Google has seen fit to honor Rachel Carson today. To heck with that. Instead read this: “What the World Needs Now Is DDT.” Some choice quotes:
In her 297 pages, Rachel Carson never mentioned the fact that by the time she was writing, DDT was responsible for saving tens of millions of lives, perhaps hundreds of millions. DDT killed bald eagles because of its persistence in the environment. ”Silent Spring” is now killing African children because of its persistence in the public mind. Public opinion is so firm on DDT that even officials who know it can be employed safely dare not recommend its use.
And:
DDT is a victim of its success, having so thoroughly eliminated malaria in wealthy nations that we forget why we once needed it. But malaria kills Africans today. Those worried about the arrogance of playing God should realize that we have forged an instrument of salvation, and we choose to hide it under our robes.
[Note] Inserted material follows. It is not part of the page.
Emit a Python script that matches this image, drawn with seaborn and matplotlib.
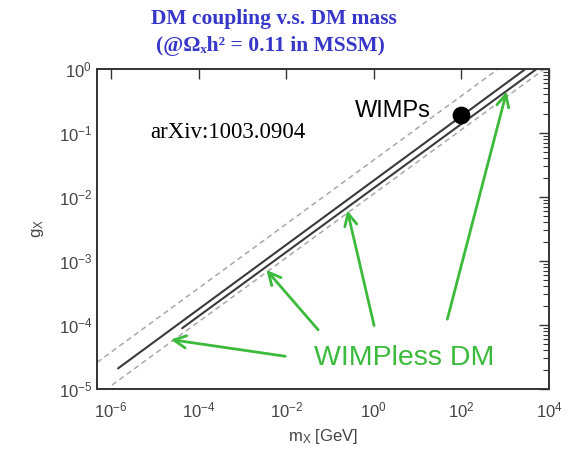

As Josh Billings once wrote (but is often attributed to Mark Twain), it ain’t so much the things we don’t know that get us into trouble. It’s the things we know that just ain’t so. We know that DDT is dangerous, but, used properly, it just ain’t so.
POSTSCRIPT: In a Terry Gross interview I had the misfortune to hear on the radio, she alleged that DDT was toxic to humans. Not so. (That’s not even what Carson charged! Carson accused DDT of being bad for birds, not humans.) In fact, the best use for DDT is to use it precisely where humans reside. Alas, the interviewee failed to correct Gross, perpetuating this misinformation.